Gaziantep Polisgücü SK
- Purpose: Sport: football, field hockey, handball, shooting sport
- Headquarters: Yaprak Mah.
- Location: Şehitkamil, Gaziantep, Turkey;
- General Secretary: Club Manager Celal Akarçay (2003- present )

= Gaziantep Polisgücü SK =

Turkish sports club

Active departments of Gaziantep Polisgücü SK
| Football | Handball |
| Hockey (M, W) | Shooting |

Gaziantep Polisgücü SK (Gaziantep Polisgücü Spor Kulübü Derneği) is a Turkish multi-sport club based in Gaziantep. It is sponsored by the Gaziantep Police Directoriate. The club consists of four branches, namely football, handball, field hockey and shooting sport. Since 2013, the club's chairman is Mehmet Kaplan.

Gaziantep Polisgücü SK was established on 29 November 1988, with the aim to promote good relations between society and law enforcement, as well as deter street children and at-risk children in the rural area from crime and bad habits. As of May 2012, the club had around 300 members. The club offers summer camp courses on sport branches such as field hockey, football, karate, taekwondo and judo for around 250 children from low-income families.
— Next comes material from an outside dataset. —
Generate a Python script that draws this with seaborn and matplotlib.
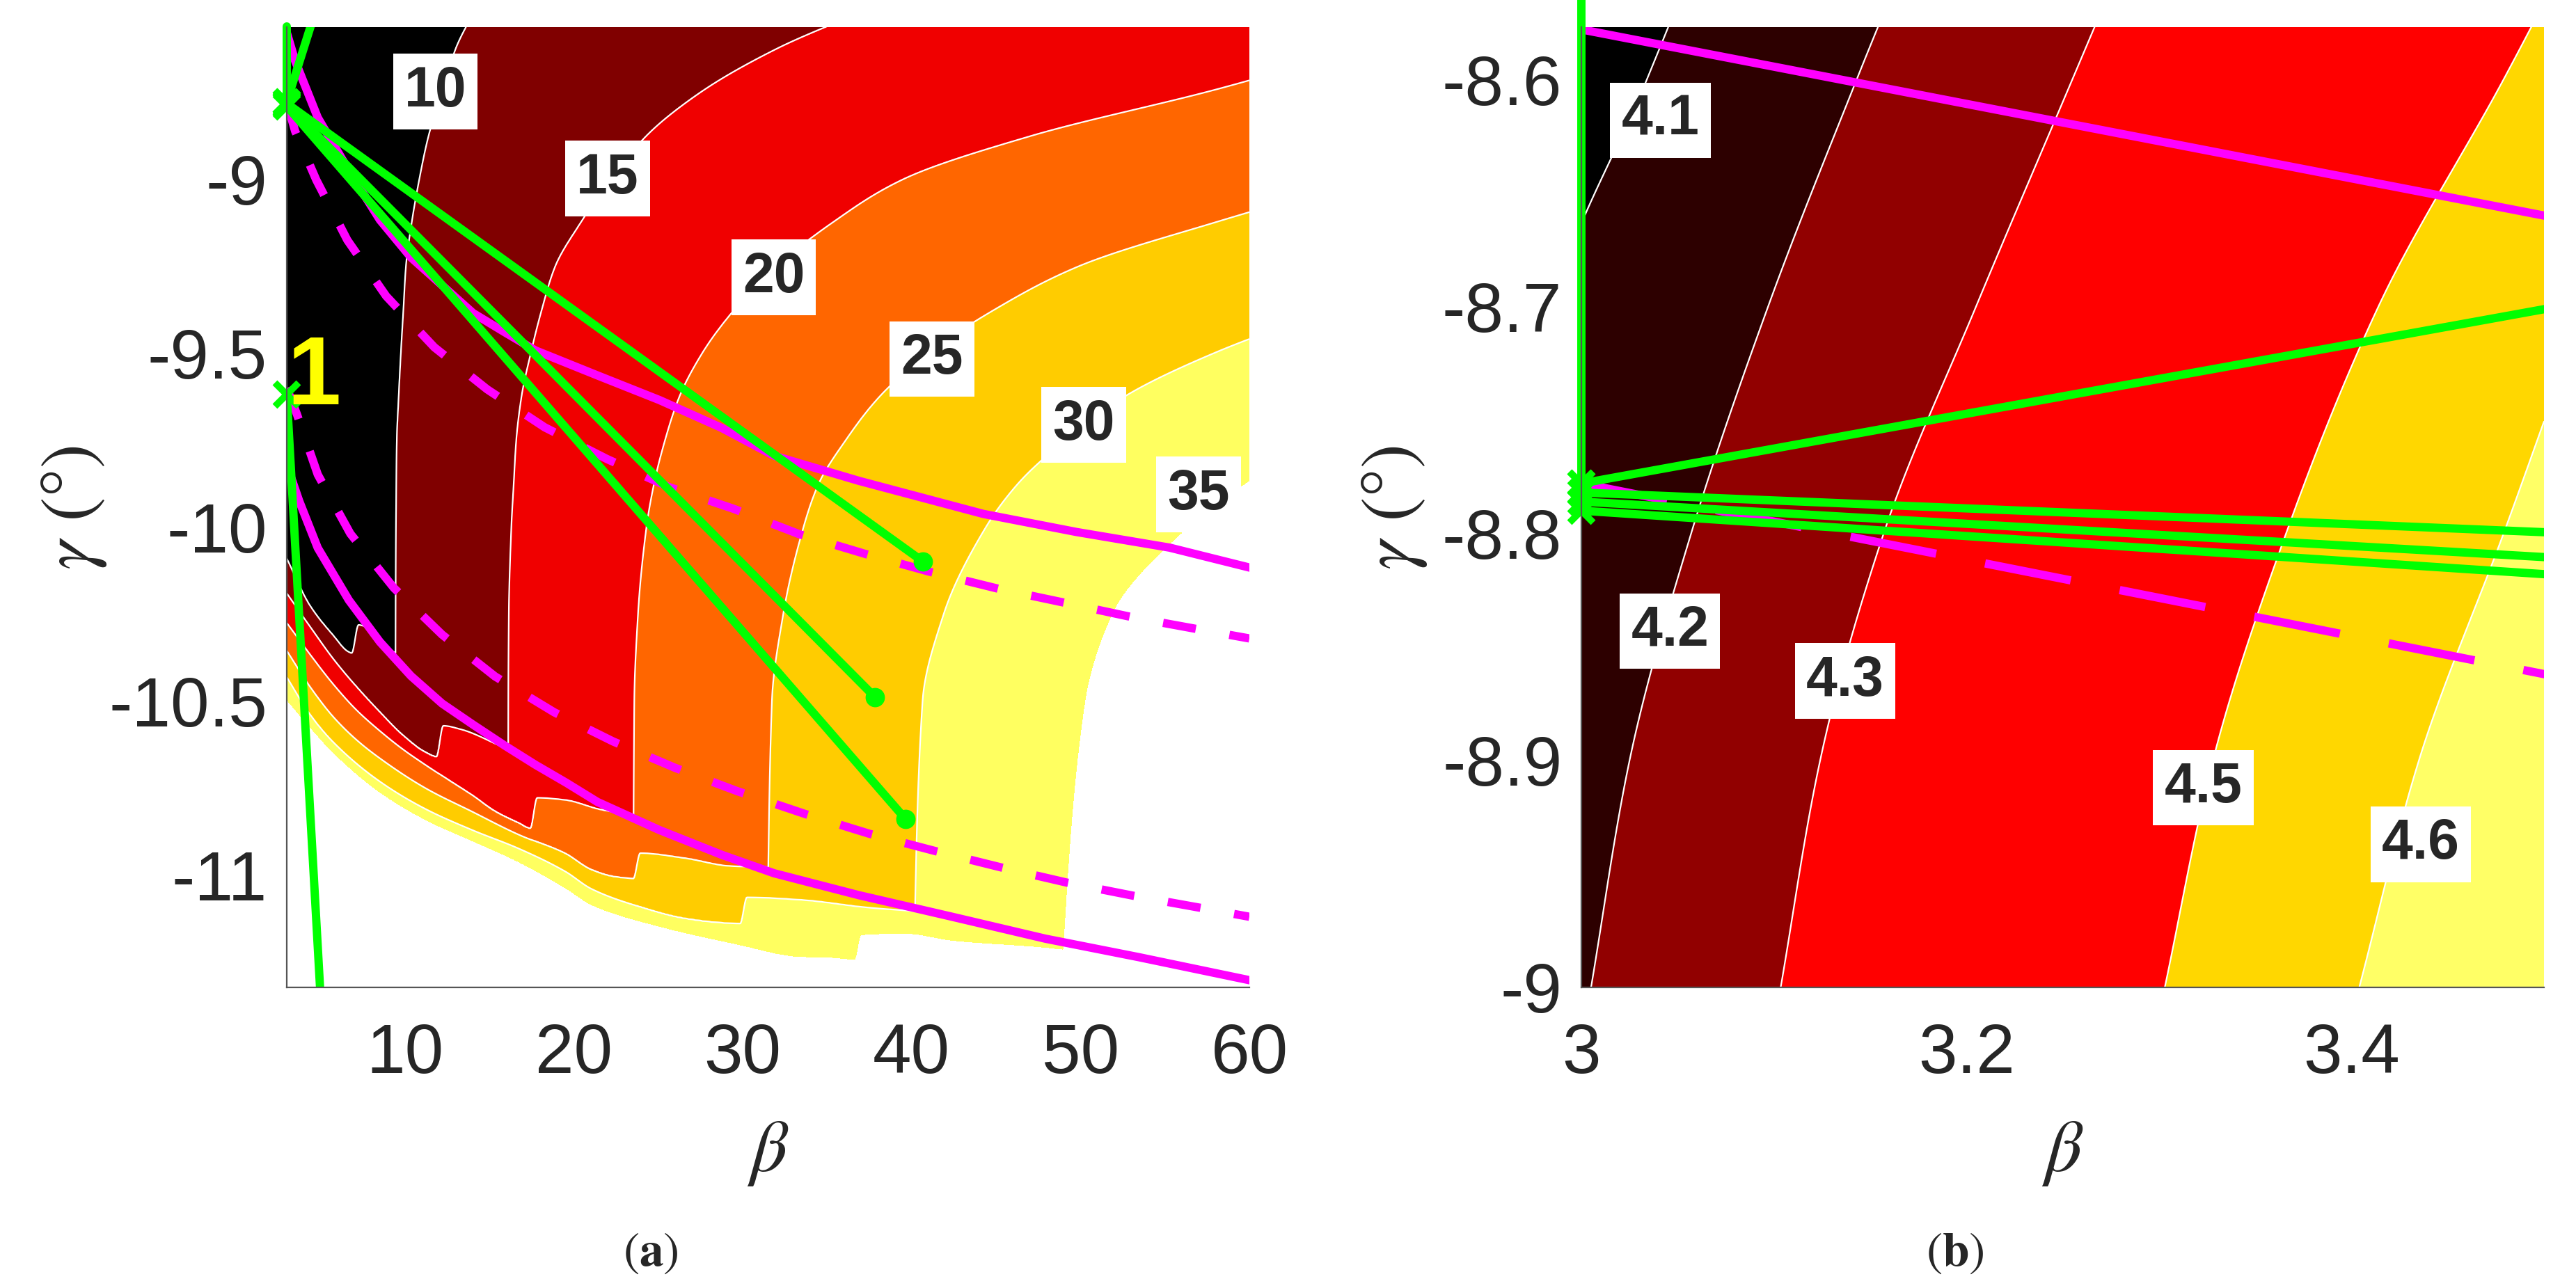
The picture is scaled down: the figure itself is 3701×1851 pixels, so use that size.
import numpy as np
import seaborn as sns
import matplotlib
matplotlib.use('Agg')
import matplotlib.pyplot as plt

sns.set_style('white')
plt.rcParams['font.family'] = ['Liberation Sans', 'DejaVu Sans']
plt.rcParams['mathtext.fontset'] = 'stix'
plt.rcParams['axes.unicode_minus'] = False

# ---------------- panel (a) : contour positions ----------------
lev_a = [10, 15, 20, 25, 30, 35]
colors_a = ['#000000', '#800000', '#f00000', '#ff6600', '#ffcc00', '#ffff60', '#ffffff']

# beta of each contour line at these gamma rows (upper, bending part)
gam_rows_a = [-11.4, -10.5, -10.25, -10.0, -9.875, -9.75, -9.625, -9.5, -9.375,
              -9.25, -9.125, -9.0, -8.875, -8.75, -8.625, -8.5]
beta_c10 = [9.44, 9.44, 9.45, 9.47, 9.49, 9.52, 9.63, 9.76, 9.91, 10.06, 10.4, 10.85, 11.4, 12.2, 13.0, 14.3]
beta_c15 = [16.1, 16.12, 16.15, 16.3, 16.44, 16.59, 16.9, 17.45, 18.1, 18.9, 20.4, 22.2, 24.3, 27.5, 32.0, 38.0]
beta_c20 = [23.5, 23.58, 23.8, 24.3, 24.75, 25.4, 26.25, 27.6, 29.5, 32.0, 35.3, 39.5, 47.1, 57.4, 67.0, 80.0]
beta_c25 = [31.4, 31.73, 32.4, 33.6, 34.5, 36.1, 38.1, 41.0, 44.9, 49.9, 57.9, 67.0, 78.0, 90.0, 102.0, 115.0]
beta_c30 = [40.05, 40.65, 41.9, 44.4, 46.3, 49.1, 52.6, 57.9, 65.0, 74.0, 85.0, 97.0, 110.0, 123.0, 137.0, 150.0]
beta_c35 = [48.7, 50.3, 51.9, 56.4, 59.8, 64.0, 69.0, 75.0, 82.0, 90.0, 100.0, 111.0, 123.0, 136.0, 150.0, 165.0]

# contour lines along the lower-left boundary (gamma as a function of beta)
wall10_b = [3.0, 4.37, 5.75, 6.64, 6.85, 7.25, 9.44, 12.0, 16.0, 30.0, 60.0]
wall10_g = [-10.09, -10.225, -10.311, -10.358, -10.362, -10.281, -10.362, -10.43, -10.50, -10.70, -10.95]
wall15_b = [3.0, 4.37, 5.75, 7.12, 8.5, 9.87, 11.24, 11.87, 12.27, 13.3, 16.12, 23.5, 40.0, 60.0]
wall15_g = [-10.19, -10.285, -10.378, -10.458, -10.531, -10.598, -10.648, -10.66, -10.571, -10.581, -10.638,
            -10.75, -10.95, -11.10]
wall20_b = [3.0, 4.37, 5.75, 7.12, 8.5, 9.87, 11.24, 12.62, 13.99, 15.37, 16.74, 17.43, 17.83, 19.49, 21.55,
            23.52, 31.5, 60.0]
wall20_g = [-10.275, -10.365, -10.451, -10.525, -10.585, -10.638, -10.684, -10.728, -10.771, -10.818, -10.851,
            -10.866, -10.778, -10.784, -10.811, -10.828, -10.90, -11.15]
wall25_b = [3.0, 4.37, 5.75, 7.12, 8.5, 11.24, 13.99, 16.74, 19.49, 21.05, 22.42, 23.53, 23.93, 26.55, 29.29,
            31.5, 40.0, 60.0]
wall25_g = [-10.355, -10.458, -10.545, -10.611, -10.664, -10.751, -10.818, -10.884, -10.938, -10.985, -11.005,
            -11.01, -10.937, -10.951, -10.974, -10.977, -11.04, -11.2]
wall30_b = [3.0, 4.37, 5.75, 8.5, 11.24, 13.99, 16.74, 19.5, 21.05, 23.8, 26.55, 28.6, 29.85, 30.25, 33.42,
            37.54, 40.1, 60.0]
wall30_g = [-10.431, -10.538, -10.618, -10.731, -10.811, -10.871, -10.924, -10.99, -11.04, -11.09, -11.125,
            -11.137, -11.14, -11.064, -11.071, -11.094, -11.104, -11.25]
wall35_b = [3.0, 4.37, 5.75, 8.5, 11.24, 13.99, 16.74, 19.5, 21.05, 25.17, 29.29, 33.42, 35.48, 36.65, 37.05,
            39.6, 42.4, 47.9, 48.8, 60.0]
wall35_g = [-10.50, -10.578, -10.651, -10.764, -10.844, -10.904, -10.965, -11.04, -11.088, -11.151, -11.197,
            -11.237, -11.24, -11.245, -11.174, -11.17, -11.19, -11.21, -11.215, -11.28]

labels_a = ['10', '15', '20', '25', '30', '35']
label_a_beta = [11.8, 22.0, 31.83, 41.2, 50.2, 57.0]
label_a_gam = [-8.748, -8.998, -9.282, -9.517, -9.706, -9.906]

# ---------------- panel (b) ----------------
lev_b = [4.1, 4.2, 4.3, 4.5, 4.6]
colors_b = ['#000000', '#2d0000', '#910000', '#ff0000', '#ffd700', '#ffff66']
gam_rows_b = [-9.0, -8.9, -8.8, -8.7, -8.6, -8.55]
beta_b41 = [2.91, 2.94, 2.965, 2.985, 3.034, 3.058]
beta_b42 = [3.005, 3.025, 3.057, 3.097, 3.143, 3.167]
beta_b43 = [3.1035, 3.124, 3.157, 3.205, 3.255, 3.28]
beta_b45 = [3.303, 3.328, 3.366, 3.414, 3.479, 3.51]
beta_b46 = [3.404, 3.435, 3.479, 3.522, 3.57, 3.595]

labels_b = ['4.1', '4.2', '4.3', '4.5', '4.6']
label_b_beta = [3.041, 3.046, 3.137, 3.323, 3.436]
label_b_gam = [-8.618, -8.843, -8.865, -8.912, -8.937]

# ---------------- overlay curves (shared by both panels) ----------------
mag_hi_b = [3.0, 3.5, 4.84, 6.68, 8.52, 10.36, 12.2, 14.04, 15.88, 17.72, 21.4, 25.08, 28.76, 31.86,
            36.88, 44.24, 49.76, 55.28, 60.07]
mag_hi_g = [-8.578, -8.660, -8.823, -8.975, -9.117, -9.225, -9.305, -9.385, -9.439, -9.492, -9.564,
            -9.635, -9.715, -9.795, -9.867, -9.962, -10.014, -10.059, -10.117]
mag_hid_b = [3.0, 3.5, 4.75, 6.59, 8.89, 11.74, 14.87, 18.27, 21.95, 25.64, 29.44, 33.33, 37.25, 41.2,
             45.12, 49.12, 53.17, 57.12, 60.0]
mag_hid_g = [-8.778, -8.862, -9.002, -9.175, -9.336, -9.483, -9.604, -9.713, -9.804, -9.885, -9.947,
             -10.02, -10.077, -10.13, -10.177, -10.218, -10.26, -10.295, -10.32]
mag_lo_b = [3.0, 3.74, 4.84, 6.68, 8.52, 10.36, 12.2, 14.04, 15.88, 17.72, 19.56, 21.4, 25.08, 28.76,
            31.86, 36.88, 42.4, 47.92, 53.44, 60.07]
mag_lo_g = [-9.82, -9.925, -10.06, -10.21, -10.33, -10.428, -10.507, -10.568, -10.627, -10.683, -10.735,
            -10.79, -10.871, -10.942, -10.995, -11.058, -11.12, -11.183, -11.236, -11.303]
mag_lod_b = [3.0, 3.6, 4.84, 6.77, 9.35, 12.2, 15.33, 18.83, 22.32, 26.0, 29.68, 33.66, 37.47, 41.39,
             45.29, 49.21, 53.17, 57.18, 60.0]
mag_lod_g = [-9.60, -9.675, -9.849, -10.019, -10.175, -10.309, -10.429, -10.532, -10.616, -10.692,
             -10.759, -10.824, -10.881, -10.931, -10.978, -11.022, -11.06, -11.095, -11.12]

# green straight paths: start (beta, gamma) -> end (beta, gamma)
green_start_b = [3.0, 3.0, 3.0, 3.0, 3.0, 3.0]
green_start_g = [-8.778, -8.778, -8.782, -8.786, -8.790, -9.618]
green_end_b = [3.0, 4.42, 40.68, 37.84, 39.64, 4.97]
green_end_g = [-8.56, -8.56, -10.099, -10.489, -10.839, -11.32]
green_dot_idx = [2, 3, 4]


def pchip(x, y, xn):
    # monotone cubic through the read points (keeps the contour shapes smooth)
    x = np.asarray(x, float)
    y = np.asarray(y, float)
    xn = np.clip(np.asarray(xn, float), x[0], x[-1])
    h = np.diff(x)
    d = np.diff(y) / h
    m = np.zeros_like(y)
    m[0], m[-1] = d[0], d[-1]
    for k in range(1, len(x) - 1):
        if d[k - 1] * d[k] > 0:
            w1, w2 = 2 * h[k] + h[k - 1], h[k] + 2 * h[k - 1]
            m[k] = (w1 + w2) / (w1 / d[k - 1] + w2 / d[k])
    i = np.clip(np.searchsorted(x, xn) - 1, 0, len(x) - 2)
    t = (xn - x[i]) / h[i]
    return ((2 * t**3 - 3 * t**2 + 1) * y[i] + (t**3 - 2 * t**2 + t) * h[i] * m[i]
            + (-2 * t**3 + 3 * t**2) * y[i + 1] + (t**3 - t**2) * h[i] * m[i + 1])


def base_field(bb, gg, rows, table, levels, lo, hi):
    pos = np.array([pchip(rows, col, gg) for col in table])
    out = np.empty((len(gg), len(bb)))
    for i in range(len(gg)):
        out[i] = np.interp(bb, [lo[0]] + list(pos[:, i]) + [hi[0]], [lo[1]] + list(levels) + [hi[1]])
    return out


def wall_field(bb, gg, paths, levels):
    G = np.array([pchip(p[0], p[1], bb) for p in paths])
    vs = np.concatenate(([60.0], np.array(levels[::-1], float), [0.0]))
    out = np.empty((len(gg), len(bb)))
    for j in range(len(bb)):
        gs = np.concatenate(([G[-1, j] - 0.3], G[::-1, j], [G[0, j] + 0.25]))
        out[:, j] = np.interp(gg, gs, vs)
    return out


fig = plt.figure(figsize=(18.505, 9.255), dpi=200)
ax_a = fig.add_axes([0.1113, 0.2334, 0.3737, 0.7455])
ax_b = fig.add_axes([0.6139, 0.2334, 0.3737, 0.7455])

# field (a)
bb_a = np.linspace(3, 60, 1400)
gg_a = np.linspace(-11.33, -8.55, 1000)
V_base = base_field(bb_a, gg_a, gam_rows_a,
                    [beta_c10, beta_c15, beta_c20, beta_c25, beta_c30, beta_c35],
                    lev_a, (-10.0, 0.0), (400.0, 60.0))
V_wall = wall_field(bb_a, gg_a,
                    [(wall10_b, wall10_g), (wall15_b, wall15_g), (wall20_b, wall20_g),
                     (wall25_b, wall25_g), (wall30_b, wall30_g), (wall35_b, wall35_g)], lev_a)
V_a = np.maximum(V_base, V_wall)
ax_a.contourf(bb_a, gg_a, V_a, levels=[-1e3] + lev_a + [1e3], colors=colors_a)
ax_a.contour(bb_a, gg_a, V_a, levels=lev_a[:-1], colors='white', linewidths=0.8)

# field (b)
bb_b = np.linspace(3, 3.5, 900)
gg_b = np.linspace(-9.0, -8.55, 800)
V_b = base_field(bb_b, gg_b, gam_rows_b, [beta_b41, beta_b42, beta_b43, beta_b45, beta_b46],
                 lev_b, (2.0, 3.0), (5.0, 6.0))
ax_b.contourf(bb_b, gg_b, V_b, levels=[-1e3] + lev_b + [1e3], colors=colors_b)
ax_b.contour(bb_b, gg_b, V_b, levels=lev_b, colors='white', linewidths=0.8)

box = dict(boxstyle='square,pad=0.2', fc='white', ec='none')
for t, x, y in zip(labels_a, label_a_beta, label_a_gam):
    ax_a.text(x, y, t, ha='center', va='center', fontsize=29, fontweight='bold', bbox=box, zorder=3)
for t, x, y in zip(labels_b, label_b_beta, label_b_gam):
    ax_b.text(x, y, t, ha='center', va='center', fontsize=29, fontweight='bold', bbox=box, zorder=3)

LW = 4.3
for ax, dash in ((ax_a, (4.0, 4.1)), (ax_b, (10.5, 6.0))):
    sns.lineplot(x=mag_hi_b, y=mag_hi_g, ax=ax, color='#ff00ff', lw=LW, sort=False, estimator=None, zorder=4)
    sns.lineplot(x=mag_lo_b, y=mag_lo_g, ax=ax, color='#ff00ff', lw=LW, sort=False, estimator=None, zorder=4)
    for xb, yg in ((mag_hid_b, mag_hid_g), (mag_lod_b, mag_lod_g)):
        sns.lineplot(x=xb, y=yg, ax=ax, color='#ff00ff', lw=LW, sort=False, estimator=None, zorder=4)
        ax.lines[-1].set_dashes(dash)
    for k in range(len(green_start_b)):
        sns.lineplot(x=[green_start_b[k], green_end_b[k]], y=[green_start_g[k], green_end_g[k]], ax=ax,
                     color='#00ff00', lw=LW, sort=False, estimator=None, zorder=5)
    ax.lines[-6].set_clip_on(False)
    ax.plot(green_start_b, green_start_g, 'x', ms=12, mew=3.5, color='#00ff00', zorder=6, clip_on=False)
    ax.plot([green_end_b[i] for i in green_dot_idx], [green_end_g[i] for i in green_dot_idx], 'o',
            ms=9, color='#00ff00', zorder=6)

ax_a.text(4.6, -9.575, '1', color='#ffff00', fontsize=50, fontweight='bold', ha='center', va='center', zorder=7)

ax_a.set_xlim(3, 60)
ax_a.set_ylim(-11.323, -8.563)
ax_a.set_xticks([10, 20, 30, 40, 50, 60])
ax_a.set_yticks([-11, -10.5, -10, -9.5, -9])
ax_b.set_xlim(3, 3.5)
ax_b.set_ylim(-9.0, -8.577)
ax_b.set_xticks([3, 3.2, 3.4])
ax_b.set_yticks([-9, -8.9, -8.8, -8.7, -8.6])

for ax, ylx in ((ax_a, -0.221), (ax_b, -0.1945)):
    ax.xaxis.set_major_formatter(matplotlib.ticker.FormatStrFormatter('%g'))
    ax.yaxis.set_major_formatter(matplotlib.ticker.FormatStrFormatter('%g'))
    for s in ('top', 'right'):
        ax.spines[s].set_visible(False)
    for s in ('left', 'bottom'):
        ax.spines[s].set_color('#555555')
        ax.spines[s].set_linewidth(0.8)
        ax.spines[s].set_zorder(8)
    ax.tick_params(axis='both', length=0, labelsize=36, labelcolor='#262626')
    ax.tick_params(axis='x', pad=18)
    ax.tick_params(axis='y', pad=10)
    ax.set_xlabel(r'$\beta$', fontsize=38, fontfamily='STIXGeneral', color='#262626', va='center')
    ax.set_ylabel(r'$\gamma$ (°)', fontsize=38, fontfamily='STIXGeneral', color='#262626', va='center')
    ax.xaxis.set_label_coords(0.5, -0.173)
    ax.yaxis.set_label_coords(ylx, 0.5)

fig.text(0.2525, 0.0265, r'($\mathbf{a}$)', ha='center', va='center', fontsize=25, fontfamily='STIXGeneral')
fig.text(0.7589, 0.0265, r'($\mathbf{b}$)', ha='center', va='center', fontsize=25, fontfamily='STIXGeneral')

fig.savefig('out.png', dpi=200, facecolor='white')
The club's football department plays in the amateur league while the hockey team is successful in the Turkish Field and Indoor Hockey Super Leagues. In 2008, the hockey team achieved third place at the Eurohockey Men’s Club Champions Challenge IV. In May 2013, the hockey team won the 2013 Eurohockey Men’s Club Champions Challenge III in Slovakia and was promoted to one higher division for the next year's competition. 34 players of the hockey team, which currently has ten Turkish champion titles, were admitted to the Turkey national teams. Two members of the shooting sport squad are Turkish champions in the air pistol event, and three members compete in the national team.